◆ Problem statement ◆
In the records below, find each line containing the word "with" and copy it.

--- START Provided entries ---

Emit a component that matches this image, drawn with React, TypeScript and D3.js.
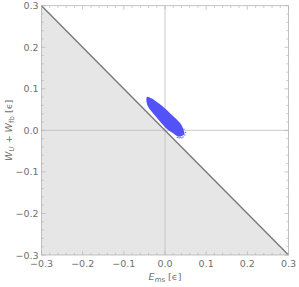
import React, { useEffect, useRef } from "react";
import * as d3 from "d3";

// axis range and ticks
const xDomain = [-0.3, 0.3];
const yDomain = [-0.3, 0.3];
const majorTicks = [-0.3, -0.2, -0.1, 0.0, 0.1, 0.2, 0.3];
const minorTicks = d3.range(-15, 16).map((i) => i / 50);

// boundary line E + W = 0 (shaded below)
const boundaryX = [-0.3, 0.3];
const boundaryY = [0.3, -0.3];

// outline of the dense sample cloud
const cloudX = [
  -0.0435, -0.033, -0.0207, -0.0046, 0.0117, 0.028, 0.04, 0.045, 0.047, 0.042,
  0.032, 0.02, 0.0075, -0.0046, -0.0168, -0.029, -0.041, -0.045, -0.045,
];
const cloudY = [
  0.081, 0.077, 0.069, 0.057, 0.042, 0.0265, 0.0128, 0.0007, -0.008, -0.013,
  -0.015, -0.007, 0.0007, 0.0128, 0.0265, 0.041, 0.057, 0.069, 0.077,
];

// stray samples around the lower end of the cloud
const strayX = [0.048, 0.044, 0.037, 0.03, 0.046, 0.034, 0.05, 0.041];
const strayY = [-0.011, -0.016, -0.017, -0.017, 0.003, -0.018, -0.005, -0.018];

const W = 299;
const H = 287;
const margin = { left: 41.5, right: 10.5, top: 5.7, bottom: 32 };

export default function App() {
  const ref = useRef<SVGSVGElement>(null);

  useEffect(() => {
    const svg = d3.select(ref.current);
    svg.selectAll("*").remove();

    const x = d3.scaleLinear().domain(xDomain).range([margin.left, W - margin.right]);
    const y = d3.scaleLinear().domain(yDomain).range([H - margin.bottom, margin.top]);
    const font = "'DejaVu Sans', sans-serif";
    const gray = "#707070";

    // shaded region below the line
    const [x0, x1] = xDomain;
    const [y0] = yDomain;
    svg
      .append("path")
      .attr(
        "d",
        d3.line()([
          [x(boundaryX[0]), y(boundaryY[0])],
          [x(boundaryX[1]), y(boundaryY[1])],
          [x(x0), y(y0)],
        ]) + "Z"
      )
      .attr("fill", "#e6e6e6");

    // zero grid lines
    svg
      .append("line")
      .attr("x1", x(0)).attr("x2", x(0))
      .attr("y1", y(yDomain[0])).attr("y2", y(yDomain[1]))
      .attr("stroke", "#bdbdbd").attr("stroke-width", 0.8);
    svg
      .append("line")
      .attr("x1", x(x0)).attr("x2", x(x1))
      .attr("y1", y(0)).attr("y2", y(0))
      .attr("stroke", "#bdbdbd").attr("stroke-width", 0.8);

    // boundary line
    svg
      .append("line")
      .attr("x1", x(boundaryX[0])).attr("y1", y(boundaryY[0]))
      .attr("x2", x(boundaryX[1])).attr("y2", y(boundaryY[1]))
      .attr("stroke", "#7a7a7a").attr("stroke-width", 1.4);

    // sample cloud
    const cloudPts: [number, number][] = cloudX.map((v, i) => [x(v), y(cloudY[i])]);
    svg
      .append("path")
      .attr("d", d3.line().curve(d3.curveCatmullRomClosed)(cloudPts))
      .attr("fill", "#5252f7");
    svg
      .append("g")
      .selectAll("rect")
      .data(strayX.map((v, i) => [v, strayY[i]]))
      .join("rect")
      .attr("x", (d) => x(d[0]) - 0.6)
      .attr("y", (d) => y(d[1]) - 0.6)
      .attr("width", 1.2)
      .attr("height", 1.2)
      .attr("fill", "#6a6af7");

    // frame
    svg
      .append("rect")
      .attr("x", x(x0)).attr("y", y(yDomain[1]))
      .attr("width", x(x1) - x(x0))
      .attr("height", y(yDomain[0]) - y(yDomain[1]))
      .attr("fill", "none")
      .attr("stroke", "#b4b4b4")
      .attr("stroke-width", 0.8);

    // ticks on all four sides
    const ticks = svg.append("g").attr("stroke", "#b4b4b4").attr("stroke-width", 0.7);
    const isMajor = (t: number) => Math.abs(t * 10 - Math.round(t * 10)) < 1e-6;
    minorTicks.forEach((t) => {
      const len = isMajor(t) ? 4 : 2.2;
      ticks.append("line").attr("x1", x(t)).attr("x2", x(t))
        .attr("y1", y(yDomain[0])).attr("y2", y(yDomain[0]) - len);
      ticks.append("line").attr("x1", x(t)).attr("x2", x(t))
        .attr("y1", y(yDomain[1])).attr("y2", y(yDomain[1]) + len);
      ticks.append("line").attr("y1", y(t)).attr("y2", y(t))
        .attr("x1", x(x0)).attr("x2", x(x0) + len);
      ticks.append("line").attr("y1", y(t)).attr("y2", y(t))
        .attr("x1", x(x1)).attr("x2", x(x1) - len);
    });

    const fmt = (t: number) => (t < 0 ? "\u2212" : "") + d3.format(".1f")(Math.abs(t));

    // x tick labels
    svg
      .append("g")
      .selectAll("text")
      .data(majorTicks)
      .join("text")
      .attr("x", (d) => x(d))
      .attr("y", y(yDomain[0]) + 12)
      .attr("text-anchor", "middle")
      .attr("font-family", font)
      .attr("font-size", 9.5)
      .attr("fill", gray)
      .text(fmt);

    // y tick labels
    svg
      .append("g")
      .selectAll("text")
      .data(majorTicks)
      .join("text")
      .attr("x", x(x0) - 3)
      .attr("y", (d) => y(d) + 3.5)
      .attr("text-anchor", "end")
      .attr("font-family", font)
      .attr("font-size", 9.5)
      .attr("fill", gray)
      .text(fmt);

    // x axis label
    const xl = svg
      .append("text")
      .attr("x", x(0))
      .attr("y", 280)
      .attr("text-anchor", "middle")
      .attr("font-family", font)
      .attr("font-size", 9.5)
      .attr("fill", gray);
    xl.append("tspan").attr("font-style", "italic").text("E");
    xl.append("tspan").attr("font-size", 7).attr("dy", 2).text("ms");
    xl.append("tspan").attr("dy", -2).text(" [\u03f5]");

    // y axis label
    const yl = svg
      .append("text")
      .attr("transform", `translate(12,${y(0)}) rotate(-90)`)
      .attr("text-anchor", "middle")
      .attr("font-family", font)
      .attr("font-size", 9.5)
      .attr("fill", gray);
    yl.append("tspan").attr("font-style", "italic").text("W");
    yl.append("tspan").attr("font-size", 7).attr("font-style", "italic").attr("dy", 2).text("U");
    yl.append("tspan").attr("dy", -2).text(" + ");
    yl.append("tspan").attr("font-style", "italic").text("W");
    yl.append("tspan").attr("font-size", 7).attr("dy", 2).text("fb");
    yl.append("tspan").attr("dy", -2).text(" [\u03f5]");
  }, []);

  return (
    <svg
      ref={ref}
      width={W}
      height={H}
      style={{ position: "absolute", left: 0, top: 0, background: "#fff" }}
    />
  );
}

--- END Provided entries ---
--- START Provided entries ---

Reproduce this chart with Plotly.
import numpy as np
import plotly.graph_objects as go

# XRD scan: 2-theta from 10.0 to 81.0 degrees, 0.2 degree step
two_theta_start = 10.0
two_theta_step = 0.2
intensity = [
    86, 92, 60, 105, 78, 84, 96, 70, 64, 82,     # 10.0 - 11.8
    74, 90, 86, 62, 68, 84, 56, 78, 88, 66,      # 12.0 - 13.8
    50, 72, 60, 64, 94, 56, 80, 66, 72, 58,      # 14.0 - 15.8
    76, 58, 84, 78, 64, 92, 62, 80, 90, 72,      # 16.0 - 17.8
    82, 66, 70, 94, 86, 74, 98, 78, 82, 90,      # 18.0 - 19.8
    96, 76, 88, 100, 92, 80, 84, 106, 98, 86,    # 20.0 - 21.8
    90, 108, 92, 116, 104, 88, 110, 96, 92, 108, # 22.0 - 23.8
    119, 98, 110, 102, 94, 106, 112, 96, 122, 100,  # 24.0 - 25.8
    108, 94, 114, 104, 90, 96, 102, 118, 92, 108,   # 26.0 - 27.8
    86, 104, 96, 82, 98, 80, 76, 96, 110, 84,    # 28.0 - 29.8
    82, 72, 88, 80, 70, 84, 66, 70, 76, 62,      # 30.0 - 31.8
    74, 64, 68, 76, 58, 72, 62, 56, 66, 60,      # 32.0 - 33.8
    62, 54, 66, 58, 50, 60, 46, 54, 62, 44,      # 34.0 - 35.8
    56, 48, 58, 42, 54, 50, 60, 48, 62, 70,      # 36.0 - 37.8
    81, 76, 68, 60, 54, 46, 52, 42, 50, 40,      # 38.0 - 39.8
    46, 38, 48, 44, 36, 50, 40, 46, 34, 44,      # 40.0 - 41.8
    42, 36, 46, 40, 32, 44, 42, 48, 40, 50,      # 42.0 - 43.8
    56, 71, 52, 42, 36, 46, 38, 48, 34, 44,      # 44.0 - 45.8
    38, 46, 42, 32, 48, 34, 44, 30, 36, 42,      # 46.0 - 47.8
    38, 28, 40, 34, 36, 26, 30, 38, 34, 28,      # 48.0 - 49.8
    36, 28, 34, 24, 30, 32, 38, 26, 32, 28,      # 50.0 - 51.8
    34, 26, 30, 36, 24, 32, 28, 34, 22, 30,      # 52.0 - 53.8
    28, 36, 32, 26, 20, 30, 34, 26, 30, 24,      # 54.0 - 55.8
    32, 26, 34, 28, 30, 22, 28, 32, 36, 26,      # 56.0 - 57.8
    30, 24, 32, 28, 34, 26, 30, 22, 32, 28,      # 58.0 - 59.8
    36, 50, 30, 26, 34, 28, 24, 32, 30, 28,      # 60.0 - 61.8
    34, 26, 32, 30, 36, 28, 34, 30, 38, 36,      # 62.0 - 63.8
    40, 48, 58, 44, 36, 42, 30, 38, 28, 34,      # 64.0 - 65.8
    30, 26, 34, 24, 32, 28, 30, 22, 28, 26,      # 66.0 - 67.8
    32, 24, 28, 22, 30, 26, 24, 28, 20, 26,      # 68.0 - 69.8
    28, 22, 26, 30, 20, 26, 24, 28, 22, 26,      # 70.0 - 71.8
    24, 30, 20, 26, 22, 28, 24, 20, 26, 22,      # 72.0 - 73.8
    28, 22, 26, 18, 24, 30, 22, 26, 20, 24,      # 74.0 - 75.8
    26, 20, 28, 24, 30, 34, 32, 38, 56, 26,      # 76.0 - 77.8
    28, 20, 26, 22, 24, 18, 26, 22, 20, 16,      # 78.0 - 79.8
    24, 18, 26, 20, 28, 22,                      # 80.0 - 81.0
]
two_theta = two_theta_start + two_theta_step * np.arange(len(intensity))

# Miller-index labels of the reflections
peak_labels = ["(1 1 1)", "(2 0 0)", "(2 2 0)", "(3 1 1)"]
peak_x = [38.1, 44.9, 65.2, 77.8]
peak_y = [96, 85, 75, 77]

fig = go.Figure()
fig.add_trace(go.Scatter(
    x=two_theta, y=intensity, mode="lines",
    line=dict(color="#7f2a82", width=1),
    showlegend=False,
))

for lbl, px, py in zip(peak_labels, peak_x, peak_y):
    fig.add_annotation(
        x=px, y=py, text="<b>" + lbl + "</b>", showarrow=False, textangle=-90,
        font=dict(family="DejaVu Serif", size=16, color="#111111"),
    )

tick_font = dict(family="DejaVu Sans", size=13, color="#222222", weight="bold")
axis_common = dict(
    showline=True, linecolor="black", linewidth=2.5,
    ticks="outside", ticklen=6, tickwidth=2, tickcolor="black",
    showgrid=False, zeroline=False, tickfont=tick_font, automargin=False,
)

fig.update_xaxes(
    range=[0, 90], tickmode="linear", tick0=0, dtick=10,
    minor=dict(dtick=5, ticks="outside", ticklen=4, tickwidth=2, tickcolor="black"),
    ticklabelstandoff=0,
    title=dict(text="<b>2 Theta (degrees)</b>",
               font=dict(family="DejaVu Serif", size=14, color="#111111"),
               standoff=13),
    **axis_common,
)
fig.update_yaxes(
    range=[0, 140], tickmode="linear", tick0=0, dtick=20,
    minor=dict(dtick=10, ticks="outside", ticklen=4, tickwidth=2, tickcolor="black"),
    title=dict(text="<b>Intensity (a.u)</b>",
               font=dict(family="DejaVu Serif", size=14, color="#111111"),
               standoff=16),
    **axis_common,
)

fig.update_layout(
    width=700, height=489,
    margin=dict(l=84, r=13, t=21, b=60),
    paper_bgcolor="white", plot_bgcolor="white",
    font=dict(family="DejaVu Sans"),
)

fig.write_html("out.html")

--- END Provided entries ---

◆ Result ◆
Emit a component that matches this image, drawn with React, TypeScript and D3.js.
Reproduce this chart with Plotly.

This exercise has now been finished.